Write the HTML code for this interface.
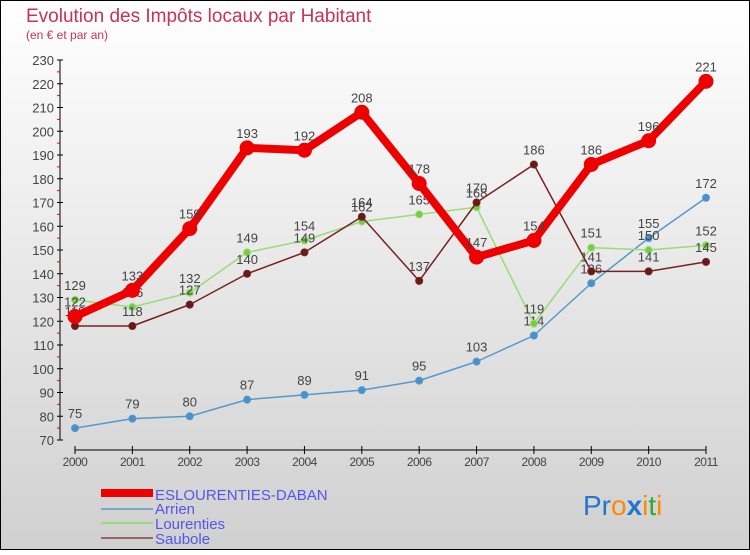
<!DOCTYPE html>
<html><head><meta charset="utf-8"><style>
body{margin:0}
#c{width:750px;height:550px;position:relative;font-family:"Liberation Sans",sans-serif}
</style></head><body>
<div id="c">
<svg id="s" width="750" height="550" xmlns="http://www.w3.org/2000/svg">
<defs><linearGradient id="bg" x1="0" y1="0" x2="0" y2="1"><stop offset="0" stop-color="#ffffff"/><stop offset="1" stop-color="#d0d0d0"/></linearGradient></defs>
<rect x="0.5" y="0.5" width="749" height="549" fill="url(#bg)" stroke="#000"/>
<text x="26" y="22" font-size="19" fill="#c8325a">Evolution des Impôts locaux par Habitant</text>
<text x="26" y="39" font-size="12" fill="#c8325a">(en € et par an)</text>
<g id="axes"></g><g id="series"></g>
<g>
<rect x="101" y="489" width="52" height="8" fill="#e00"/>
<text x="155" y="500" font-size="15" fill="#5555ee">ESLOURENTIES-DABAN</text>
<line x1="101" y1="509" x2="153" y2="509" stroke="#7aa8cc" stroke-width="2"/>
<text x="155" y="514" font-size="15" fill="#5555ee">Arrien</text>
<line x1="101" y1="523" x2="153" y2="523" stroke="#99dd77" stroke-width="2"/>
<text x="155" y="529" font-size="15" fill="#5555ee">Lourenties</text>
<line x1="101" y1="538" x2="153" y2="538" stroke="#996666" stroke-width="2"/>
<text x="155" y="544" font-size="15" fill="#5555ee">Saubole</text>
</g>
<g font-size="28" font-family="Liberation Sans,sans-serif">
<text x="583" y="515"><tspan fill="#2277cc">Pr</tspan><tspan fill="#ff8800">o</tspan><tspan fill="#2277cc" font-weight="bold">x</tspan><tspan fill="#ff8800">i</tspan><tspan fill="#33aa33">t</tspan><tspan fill="#ff8800">i</tspan></text>
</g>
</svg></div>
<script>
const years=["2000","2001","2002","2003","2004","2005","2006","2007","2008","2009","2010","2011"];
const yTicks=[70,80,90,100,110,120,130,140,150,160,170,180,190,200,210,220,230];
const eslourenties=[122,133,159,193,192,208,178,147,154,186,196,221];
const arrien=[75,79,80,87,89,91,95,103,114,136,155,172];
const lourenties=[129,126,132,149,154,162,165,168,119,151,150,152];
const saubole=[118,118,127,140,149,164,137,170,186,141,141,145];
const NS="http://www.w3.org/2000/svg";
const x=i=>75+i*(706-75)/11;
const y=v=>440-(v-70)*(380/160);
function mk(t,a,p){const e=document.createElementNS(NS,t);for(const k in a)e.setAttribute(k,a[k]);p.appendChild(e);return e;}
const ax=document.getElementById('axes');
const yl=mk('line',{x1:60,y1:60,x2:60,y2:440,stroke:'#000'},ax);


yTicks.forEach((v,i)=>{
 mk('line',{x1:57,x2:63,y1:y(v),y2:y(v),stroke:'#000'},ax);
 if(i<yTicks.length-1) mk('line',{x1:57,x2:60,y1:y(v+5),y2:y(v+5),stroke:'#e00'},ax);
 const t=mk('text',{x:54,y:y(v)+5,'text-anchor':'end','font-size':13,fill:'#444'},ax);
 t.textContent=v;
 
 
});
const xl=mk('line',{x1:75,y1:450,x2:706,y2:450,stroke:'#000'},ax);


years.forEach((yr,i)=>{
 mk('line',{x1:x(i),x2:x(i),y1:446,y2:454,stroke:'#000'},ax);
 const t=mk('text',{x:x(i),y:466,'text-anchor':'middle','font-size':12,fill:'#444','letter-spacing':'-0.5'},ax);
 t.textContent=yr;
 
 
});
const sg=document.getElementById('series');
function draw(name,data,color,w,r,fill){
 const g=mk('g',{},sg);
 
 
 const pl=mk('polyline',{points:data.map((v,i)=>x(i)+','+y(v)).join(' '),fill:'none',stroke:color,'stroke-width':w,'stroke-linejoin':'round'},g);
 
 
 data.forEach((v,i)=>{
  const c=mk('circle',{cx:x(i),cy:y(v),r:r,fill:fill,stroke:color,'stroke-width':1},g);
  
  
  const t=mk('text',{x:x(i),y:y(v)-10,'text-anchor':'middle','font-size':13,fill:'#444'},g);
  t.textContent=v;
  
  
 });
}
draw('arrien',arrien,'#5599cc',1.5,3.5,'#4a90cc');
draw('lourenties',lourenties,'#99dd77',1.5,3.5,'#77cc44');
draw('saubole',saubole,'#772222',1.5,3.5,'#661a1a');
draw('eslourenties',eslourenties,'#ee0000',8,7,'#ee0000');
</script>
</body></html>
========
*Work to complete:*
Could you repeat all of the material exactly? Pictures should not be copied.

*Reply to the task:*
Write the HTML code for this interface.
<!DOCTYPE html>
<html><head><meta charset="utf-8"><style>
body{margin:0}
#c{width:750px;height:550px;position:relative;font-family:"Liberation Sans",sans-serif}
</style></head><body>
<div id="c">
<svg id="s" width="750" height="550" xmlns="http://www.w3.org/2000/svg">
<defs><linearGradient id="bg" x1="0" y1="0" x2="0" y2="1"><stop offset="0" stop-color="#ffffff"/><stop offset="1" stop-color="#d0d0d0"/></linearGradient></defs>
<rect x="0.5" y="0.5" width="749" height="549" fill="url(#bg)" stroke="#000"/>
<text x="26" y="22" font-size="19" fill="#c8325a">Evolution des Impôts locaux par Habitant</text>
<text x="26" y="39" font-size="12" fill="#c8325a">(en € et par an)</text>
<g id="axes"></g><g id="series"></g>
<g>
<rect x="101" y="489" width="52" height="8" fill="#e00"/>
<text x="155" y="500" font-size="15" fill="#5555ee">ESLOURENTIES-DABAN</text>
<line x1="101" y1="509" x2="153" y2="509" stroke="#7aa8cc" stroke-width="2"/>
<text x="155" y="514" font-size="15" fill="#5555ee">Arrien</text>
<line x1="101" y1="523" x2="153" y2="523" stroke="#99dd77" stroke-width="2"/>
<text x="155" y="529" font-size="15" fill="#5555ee">Lourenties</text>
<line x1="101" y1="538" x2="153" y2="538" stroke="#996666" stroke-width="2"/>
<text x="155" y="544" font-size="15" fill="#5555ee">Saubole</text>
</g>
<g font-size="28" font-family="Liberation Sans,sans-serif">
<text x="583" y="515"><tspan fill="#2277cc">Pr</tspan><tspan fill="#ff8800">o</tspan><tspan fill="#2277cc" font-weight="bold">x</tspan><tspan fill="#ff8800">i</tspan><tspan fill="#33aa33">t</tspan><tspan fill="#ff8800">i</tspan></text>
</g>
</svg></div>
<script>
const years=["2000","2001","2002","2003","2004","2005","2006","2007","2008","2009","2010","2011"];
const yTicks=[70,80,90,100,110,120,130,140,150,160,170,180,190,200,210,220,230];
const eslourenties=[122,133,159,193,192,208,178,147,154,186,196,221];
const arrien=[75,79,80,87,89,91,95,103,114,136,155,172];
const lourenties=[129,126,132,149,154,162,165,168,119,151,150,152];
const saubole=[118,118,127,140,149,164,137,170,186,141,141,145];
const NS="http://www.w3.org/2000/svg";
const x=i=>75+i*(706-75)/11;
const y=v=>440-(v-70)*(380/160);
function mk(t,a,p){const e=document.createElementNS(NS,t);for(const k in a)e.setAttribute(k,a[k]);p.appendChild(e);return e;}
const ax=document.getElementById('axes');
const yl=mk('line',{x1:60,y1:60,x2:60,y2:440,stroke:'#000'},ax);


yTicks.forEach((v,i)=>{
 mk('line',{x1:57,x2:63,y1:y(v),y2:y(v),stroke:'#000'},ax);
 if(i<yTicks.length-1) mk('line',{x1:57,x2:60,y1:y(v+5),y2:y(v+5),stroke:'#e00'},ax);
 const t=mk('text',{x:54,y:y(v)+5,'text-anchor':'end','font-size':13,fill:'#444'},ax);
 t.textContent=v;
 
 
});
const xl=mk('line',{x1:75,y1:450,x2:706,y2:450,stroke:'#000'},ax);


years.forEach((yr,i)=>{
 mk('line',{x1:x(i),x2:x(i),y1:446,y2:454,stroke:'#000'},ax);
 const t=mk('text',{x:x(i),y:466,'text-anchor':'middle','font-size':12,fill:'#444','letter-spacing':'-0.5'},ax);
 t.textContent=yr;
 
 
});
const sg=document.getElementById('series');
function draw(name,data,color,w,r,fill){
 const g=mk('g',{},sg);
 
 
 const pl=mk('polyline',{points:data.map((v,i)=>x(i)+','+y(v)).join(' '),fill:'none',stroke:color,'stroke-width':w,'stroke-linejoin':'round'},g);
 
 
 data.forEach((v,i)=>{
  const c=mk('circle',{cx:x(i),cy:y(v),r:r,fill:fill,stroke:color,'stroke-width':1},g);
  
  
  const t=mk('text',{x:x(i),y:y(v)-10,'text-anchor':'middle','font-size':13,fill:'#444'},g);
  t.textContent=v;
  
  
 });
}
draw('arrien',arrien,'#5599cc',1.5,3.5,'#4a90cc');
draw('lourenties',lourenties,'#99dd77',1.5,3.5,'#77cc44');
draw('saubole',saubole,'#772222',1.5,3.5,'#661a1a');
draw('eslourenties',eslourenties,'#ee0000',8,7,'#ee0000');
</script>
</body></html>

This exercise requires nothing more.